Token Decoding: Upon successful login, the agent decodes the returned JWT payload to determine the exact expiration time.
Auto-Refresh: The APIAuth instance exposes a get_headers() method. Before any API request is made, the APIClient calls this method. If the token is expired (or nearing expiration), APIAuth automatically re-authenticates without interrupting the orchestrator’s execution flow.
Header Injection: The bearer token is injected strictly at the request execution layer, meaning the underlying business logic and adapters never handle or see the raw credentials.

2. Dynamic Log Scrubbing

A critical risk of API automation is the accidental leakage of bearer tokens or sensitive credentials into application logs.
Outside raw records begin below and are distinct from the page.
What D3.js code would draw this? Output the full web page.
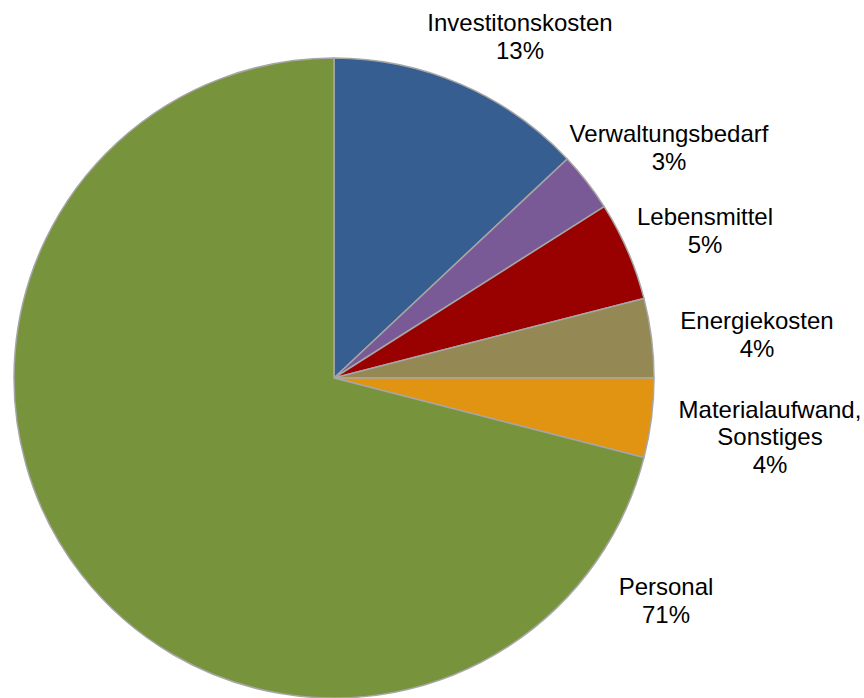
<!DOCTYPE html>
<html>
<head>
<meta charset="utf-8">
<script src="https://cdn.jsdelivr.net/npm/d3@7"></script>
<style>
  body { margin: 0; background: #fff; }
  #chart { width: 864px; height: 698px; }
</style>
</head>
<body>
<div id="chart"></div>
<script>
// -------------------- DATA --------------------
const CATEGORIES = [
  ["Investitonskosten"],
  ["Verwaltungsbedarf"],
  ["Lebensmittel"],
  ["Energiekosten"],
  ["Materialaufwand,", "Sonstiges"],
  ["Personal"]
];
const VALUES = [13, 3, 5, 4, 4, 71];
const COLORS = ["#365E91", "#7A5A96", "#990000", "#948954", "#E09412", "#77933C"];

// label centres, relative to pie centre
const LABEL_OFFSETS = [
  [186, -341], [335, -230], [371, -147], [423, -43], [436, 59], [332, 223]
];

const width = 864, height = 698;
const cx = 334, cy = 378, radius = 320;
const lineHeight = 27.5;

const svg = d3.select("#chart")
  .append("svg")
  .attr("width", width)
  .attr("height", height);

const g = svg.append("g")
  .attr("transform", `translate(${cx}, ${cy})`);

const data = VALUES.map((v, i) => ({ value: v, lines: CATEGORIES[i], color: COLORS[i], off: LABEL_OFFSETS[i] }));

const pie = d3.pie()
  .sort(null)
  .value(d => d.value);

const arc = d3.arc()
  .innerRadius(0)
  .outerRadius(radius);

const total = d3.sum(VALUES);

// -------------------- SLICES --------------------
g.selectAll("path.slice")
  .data(pie(data))
  .join("path")
  .attr("class", "slice")
  .attr("d", arc)
  .attr("fill", d => d.data.color)
  .attr("stroke", "#A6A6A6")
  .attr("stroke-width", 1.5)
  .attr("stroke-linejoin", "round");

// -------------------- LABELS --------------------
const labels = g.selectAll("text.label")
  .data(pie(data))
  .join("text")
  .attr("class", "label")
  .attr("text-anchor", "middle")
  .style("font-family", "'Liberation Sans', Arial, sans-serif")
  .style("font-size", "24px")
  .style("fill", "#000");

labels.each(function(d) {
  const lines = d.data.lines.concat([Math.round(d.data.value / total * 100) + "%"]);
  const n = lines.length;
  const [ox, oy] = d.data.off;
  const firstBaseline = oy - (n - 1) * lineHeight / 2 + 8;
  d3.select(this).selectAll("tspan")
    .data(lines)
    .join("tspan")
    .attr("x", ox)
    .attr("y", (t, i) => firstBaseline + i * lineHeight)
    .text(t => t);
});
</script>
</body>
</html>
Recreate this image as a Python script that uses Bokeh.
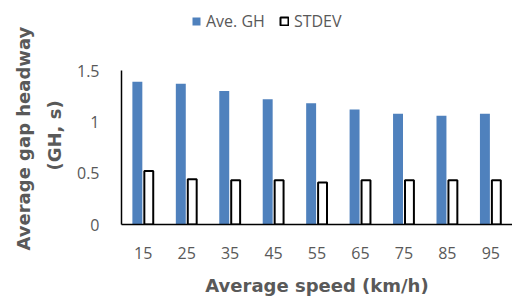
from bokeh.plotting import figure
from bokeh.models import ColumnDataSource, FactorRange, Legend, LegendItem, FixedTicker, Range1d, Title
from bokeh.transform import dodge
from bokeh.embed import file_html
from bokeh.resources import INLINE

speeds = ["15", "25", "35", "45", "55", "65", "75", "85", "95"]
ave_gh = [1.39, 1.37, 1.30, 1.22, 1.18, 1.12, 1.08, 1.06, 1.08]
stdev = [0.52, 0.44, 0.43, 0.43, 0.41, 0.43, 0.43, 0.43, 0.43]
y_ticks = [0, 0.5, 1, 1.5]
y_tick_labels = ["0", "0.5", "1", "1.5"]
y_title_lines = ["Average gap headway", "(GH, s)"]

src = ColumnDataSource(dict(x=speeds, gh=ave_gh, sd=stdev))

FONT = "Open Sans"
TFONT = "DejaVu Sans"
GRAY = "#595959"

# the frame extends above the value axis (0-1.5) to make room for the legend
p = figure(width=512, height=298, x_range=FactorRange(*speeds, range_padding=0),
           y_range=Range1d(0, 2.143), output_backend="svg", toolbar_location=None,
           min_border_left=121, min_border_right=0, min_border_top=4, min_border_bottom=0)

r1 = p.vbar(x=dodge("x", -0.135, range=p.x_range), top="gh", width=0.229, source=src,
            fill_color="#4F81BD", line_color=None)
r2 = p.vbar(x=dodge("x", 0.128, range=p.x_range), top="sd", width=0.205, source=src,
            fill_color="white", line_color="black", line_width=2)

p.xgrid.visible = False
p.ygrid.visible = False
p.outline_line_color = None

for ax in (p.xaxis[0], p.yaxis[0]):
    ax.axis_line_color = "black"
    ax.axis_line_width = 1.5
    ax.major_tick_line_color = None
    ax.minor_tick_line_color = None
    ax.major_label_text_font = FONT
    ax.major_label_text_font_size = "16px"
    ax.major_label_text_color = GRAY
    ax.axis_label_text_font = TFONT
    ax.axis_label_text_font_style = "bold"
    ax.axis_label_text_font_size = "18px"
    ax.axis_label_text_color = GRAY

p.yaxis.bounds = (0, 1.5)
p.yaxis.ticker = FixedTicker(ticks=y_ticks)
p.yaxis.major_label_overrides = {t: l for t, l in zip(y_ticks, y_tick_labels)}
p.yaxis.major_label_standoff = 16

# y title as two rotated titles in the left panel (inner line first)
for txt, so, off in ((y_title_lines[1], 17, 54), (y_title_lines[0], 0, -26)):
    p.add_layout(Title(text=txt, align="left", offset=off, standoff=so,
                       text_font=TFONT, text_font_style="bold", text_font_size="18px",
                       text_color=GRAY), "left")

p.xaxis.major_label_standoff = 16
p.xaxis.axis_label = "Average speed (km/h)"
p.xaxis.axis_label_standoff = 13

legend = Legend(items=[LegendItem(label="Ave. GH", renderers=[r1]),
                       LegendItem(label="STDEV", renderers=[r2])],
                orientation="horizontal", location=(70, 192),
                padding=0, margin=0, spacing=14, label_standoff=5,
                glyph_width=10, glyph_height=10,
                label_text_font=FONT, label_text_font_size="16px", label_text_color=GRAY,
                border_line_color=None, background_fill_alpha=0)
p.add_layout(legend, "center")

open("out.html", "w").write(file_html(p, INLINE))
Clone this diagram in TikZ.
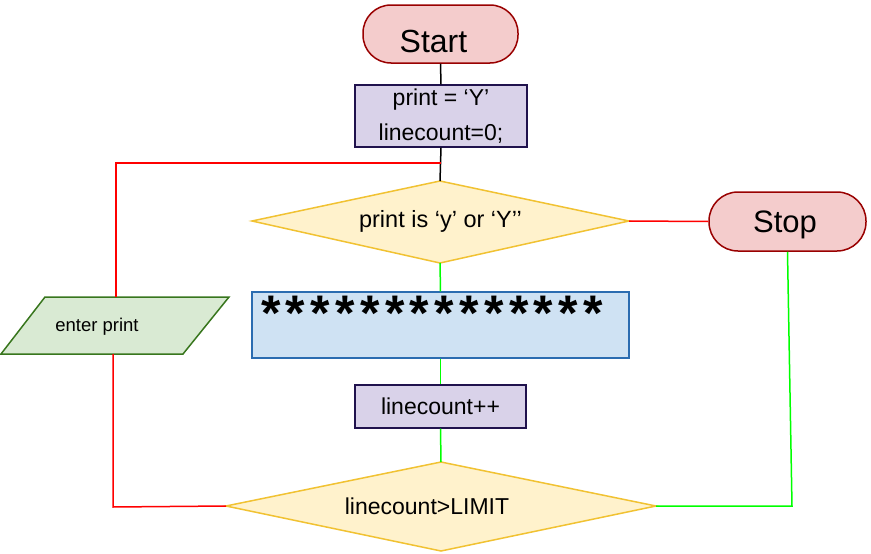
\documentclass[tikz,border=0pt]{standalone}
\usepackage{fontspec}
\setmainfont{Liberation Sans}
\usetikzlibrary{calc}
\definecolor{termfill}{HTML}{F4CCCC}
\definecolor{termdraw}{HTML}{990000}
\definecolor{procfill}{HTML}{D9D2E9}
\definecolor{procdraw}{HTML}{20124D}
\definecolor{decfill}{HTML}{FFF2CC}
\definecolor{decdraw}{HTML}{F1C232}
\definecolor{bluefill}{HTML}{CFE2F3}
\definecolor{bluedraw}{HTML}{2B6CB0}
\definecolor{iofill}{HTML}{D9EAD3}
\definecolor{iodraw}{HTML}{38761D}
\definecolor{lred}{HTML}{FF0000}
\definecolor{lgreen}{HTML}{00FF00}
\newcommand{\onestar}{\makebox[24.8pt][l]{*}}
\begin{document}
\begin{tikzpicture}[x=1pt,y=-1pt,
  term/.style={draw=termdraw,fill=termfill,line width=1.5pt,rounded corners=28pt,
    minimum width=155pt,minimum height=58pt,inner sep=0pt,text depth=0pt},
  proc/.style={draw=procdraw,fill=procfill,line width=1.3pt,inner sep=0pt,
    font=\fontsize{23}{35}\selectfont,align=center},
  txt/.style={inner sep=0pt},
  blk/.style={line width=1.5pt,black},
  rline/.style={line width=1.5pt,lred},
  gline/.style={line width=1.5pt,lgreen},
  decshape/.style={draw=decdraw,fill=decfill,line width=1.5pt,line join=miter}
]
\useasboundingbox (0,0) rectangle (871,554);

% diamond corners
\coordinate (d1t) at (440,181); \coordinate (d1b) at (440,263);
\coordinate (d1l) at (252,221); \coordinate (d1r) at (629,221);
\coordinate (d2t) at (441,462); \coordinate (d2b) at (441,551);
\coordinate (d2l) at (226,506); \coordinate (d2r) at (656,506);

% connector bends
\coordinate (rj) at (441,163);
\coordinate (rtl) at (116,163);
\coordinate (rbl) at (113,507);
\coordinate (gbr) at (792,506);

\node[term,text height=37pt,font=\fontsize{32}{36}\selectfont] (start) at (440.5,34) {\hspace*{-14pt}Start};
\node[proc,minimum width=172pt,minimum height=62pt] (init) at (441,116) {print = ‘Y’\\linecount=0;};
\node[term,minimum width=157pt,minimum height=59pt,rounded corners=29pt,text height=22.2pt,font=\fontsize{31}{36}\selectfont] (stop) at (787.5,221.5) {\hspace*{-5pt}Stop};
\node[draw=bluedraw,fill=bluefill,line width=1.3pt,inner sep=0pt,minimum width=377pt,minimum height=66pt] (stars) at (440.5,325) {};
\node[txt,anchor=west,font=\bfseries\fontsize{50}{50}\selectfont] (starstext) at (261,313) {\onestar\onestar\onestar\onestar\onestar\onestar\onestar\onestar\onestar\onestar\onestar\onestar\onestar\onestar};
\node[proc,minimum width=171pt,minimum height=43pt] (inc) at (440.5,406.5) {linecount++};

\draw[decshape] (d1t) -- (d1r) -- (d1b) -- (d1l) -- cycle;
\node[txt,font=\fontsize{23.5}{28}\selectfont] (cond1) at (440.5,221) {print is ‘y’ or ‘Y’’};
\draw[decshape] (d2t) -- (d2r) -- (d2b) -- (d2l) -- cycle;
\node[txt,font=\fontsize{23}{28}\selectfont] (cond2) at (427,506) {linecount>LIMIT};

% input parallelogram
\coordinate (p1) at (45,297); \coordinate (p2) at (229,297);
\coordinate (p3) at (183,354); \coordinate (p4) at (1,354);
\draw[draw=iodraw,fill=iofill,line width=1.5pt] (p1) -- (p2) -- (p3) -- (p4) -- cycle;
\node[inner sep=0pt,minimum width=184pt,minimum height=57pt] (enter) at (114,325.5) {};
\node[txt,font=\fontsize{18.5}{20}\selectfont] (entertext) at (97,327) {enter print};

% connectors
\draw[blk] (start.south) -- (init.north);
\draw[blk] (init.south) -- (d1t);
\draw[rline] (rj) -- (rtl) -- (rtl |- enter.north);
\draw[rline] (rbl |- enter.south) -- (rbl) -- (d2l);
\draw[rline] (d1r) -- (stop.west);
\draw[gline] (stop.south) -- (gbr) -- (d2r);
\draw[gline] (d1b) -- (stars.north);
\draw[gline] (stars.south) -- (inc.north);
\draw[gline] (inc.south) -- (d2t);
\end{tikzpicture}
\end{document}
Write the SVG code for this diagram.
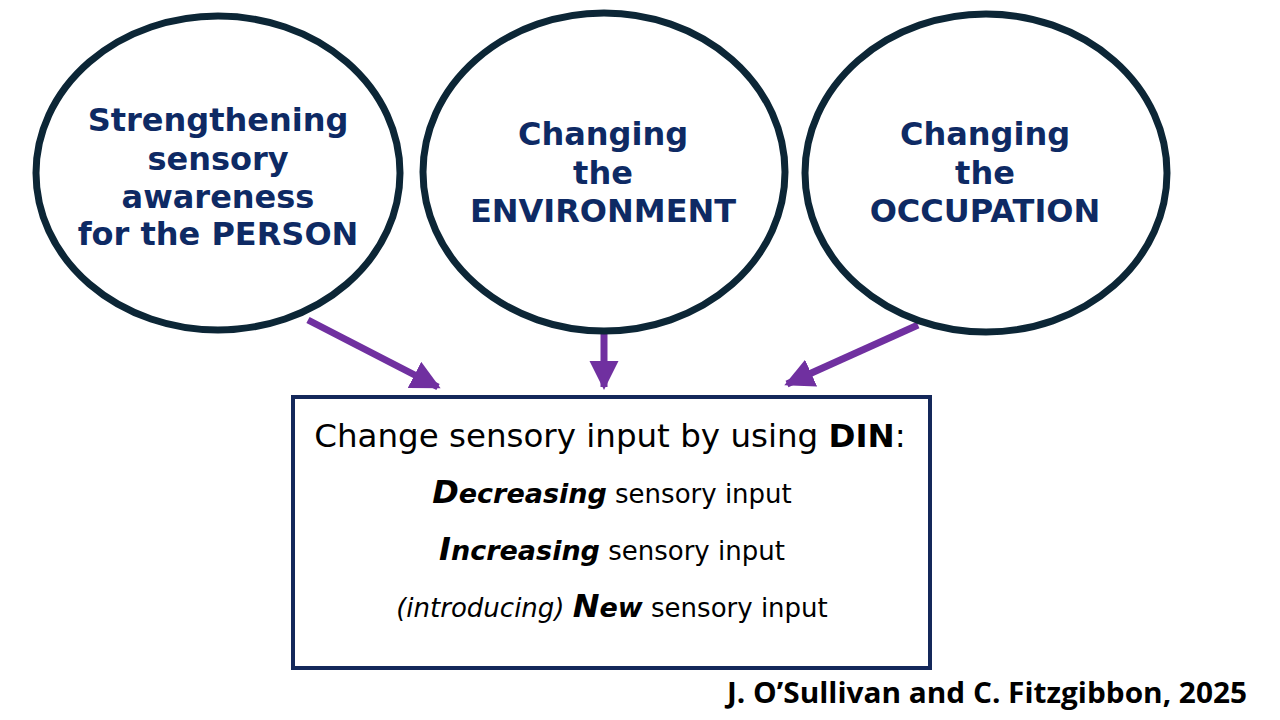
<svg xmlns="http://www.w3.org/2000/svg" width="1280" height="720" viewBox="0 0 1280 720">
<defs>
<style>
.circ{fill:#fff;stroke:#0c2636;stroke-width:7}
.ct{font-family:"DejaVu Sans",Verdana,sans-serif;font-weight:bold;font-size:32px;fill:#0e2a64;text-anchor:middle}
.box{fill:#fff;stroke:#14285a;stroke-width:4}
.bt{font-family:"DejaVu Sans",Tahoma,sans-serif;fill:#000;text-anchor:middle}
.conn{stroke:#7030a0;stroke-width:7;fill:none}
.cite{font-family:"Open Sans","Noto Sans",sans-serif;font-weight:bold;font-size:28px;fill:#000}
</style>
<marker id="ah" viewBox="0 0 10 10" refX="9" refY="5" markerWidth="4.2" markerHeight="4.2" markerUnits="strokeWidth" orient="auto">
<path d="M0,0 L10,5 L0,10 z" fill="#7030a0"/>
</marker>
</defs>
<rect width="1280" height="720" fill="#fff"/>
<g id="connectors">
<line class="conn" x1="308" y1="320" x2="438" y2="387" marker-end="url(#ah)"/>
<line class="conn" x1="604" y1="334" x2="604" y2="387" marker-end="url(#ah)"/>
<line class="conn" x1="918" y1="325" x2="787" y2="384" marker-end="url(#ah)"/>
</g>
<g id="node-person">
<ellipse class="circ" cx="218" cy="173" rx="182" ry="157"/>
<text class="ct" x="218" y="131">Strengthening</text>
<text class="ct" x="218" y="170">sensory</text>
<text class="ct" x="218" y="208">awareness</text>
<text class="ct" x="218" y="245">for the PERSON</text>
</g>
<g id="node-environment">
<ellipse class="circ" cx="604" cy="172" rx="181" ry="159"/>
<text class="ct" x="603" y="145">Changing</text>
<text class="ct" x="603" y="184">the</text>
<text class="ct" x="603" y="222">ENVIRONMENT</text>
</g>
<g id="node-occupation">
<ellipse class="circ" cx="986" cy="173" rx="181" ry="159"/>
<text class="ct" x="985" y="145">Changing</text>
<text class="ct" x="985" y="184">the</text>
<text class="ct" x="985" y="222">OCCUPATION</text>
</g>
<g id="node-din">
<rect class="box" x="293" y="397" width="637" height="271"/>
<text class="bt" x="610" y="447" font-size="32.5">Change sensory input by using <tspan font-weight="bold">DIN</tspan>:</text>
<text class="bt" x="612" y="503" font-size="26"><tspan font-weight="bold" font-style="italic" font-size="32">D</tspan><tspan font-weight="bold" font-style="italic" font-size="27">ecreasing</tspan> sensory input</text>
<text class="bt" x="612" y="560" font-size="26"><tspan font-weight="bold" font-style="italic" font-size="32">I</tspan><tspan font-weight="bold" font-style="italic" font-size="27">ncreasing</tspan> sensory input</text>
<text class="bt" x="612" y="617" font-size="26"><tspan font-style="italic">(introducing)</tspan> <tspan font-weight="bold" font-style="italic" font-size="32">N</tspan><tspan font-weight="bold" font-style="italic" font-size="27">ew</tspan> sensory input</text>
</g>
<text class="cite" x="727" y="703" textLength="520" lengthAdjust="spacingAndGlyphs">J. O’Sullivan and C. Fitzgibbon, 2025</text>
</svg>
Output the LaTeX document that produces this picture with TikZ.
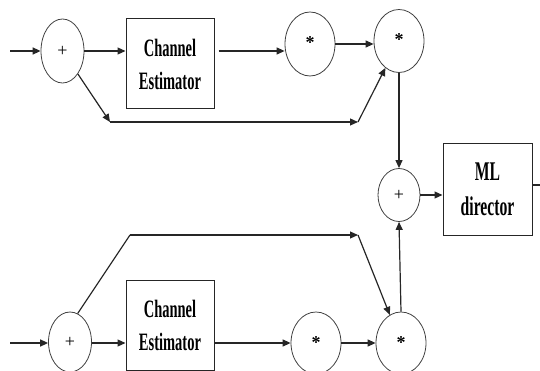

We mitigated this via the LogSanitizer.

Dynamic Secret Registration: The LogSanitizer features an add_secret(secret) method. The moment APIAuth receives a new JWT from the platform, it immediately registers the token with the sanitizer.
Shared Instance: The APIAuth module and the AuditLogger share the exact same LogSanitizer instance in memory.
The Intercept: Before any log entry is written to disk, it passes through the sanitizer. If the raw JWT string is detected anywhere in the payload, URL, or error message, it is instantly replaced with a [REDACTED] placeholder.

3. Static Analysis and Network Choke Points

To ensure the agent cannot be hijacked or misconfigured to exfiltrate data to unauthorized servers, we rely on the Pre-Flight Gatekeeper: src/guardrails/static_analysis.py.

The Network Allowlist: The static analyzer enforces an ALLOWED_DOMAINS array strictly limited to approved domains.
AST Inspection: Before the orchestrator is allowed to boot, the static analyzer parses the Abstract Syntax Tree (AST) of the entire codebase. It inspects all HTTP requests and browser navigation calls. If any URL attempts to hit a domain outside the allowlist, the agent permanently halts with a Zero Tolerance violation.
Environment Integrity: The static analyzer also verifies that all required environment variables exist and that .gitignore prevents secrets and output directories from being committed to version control.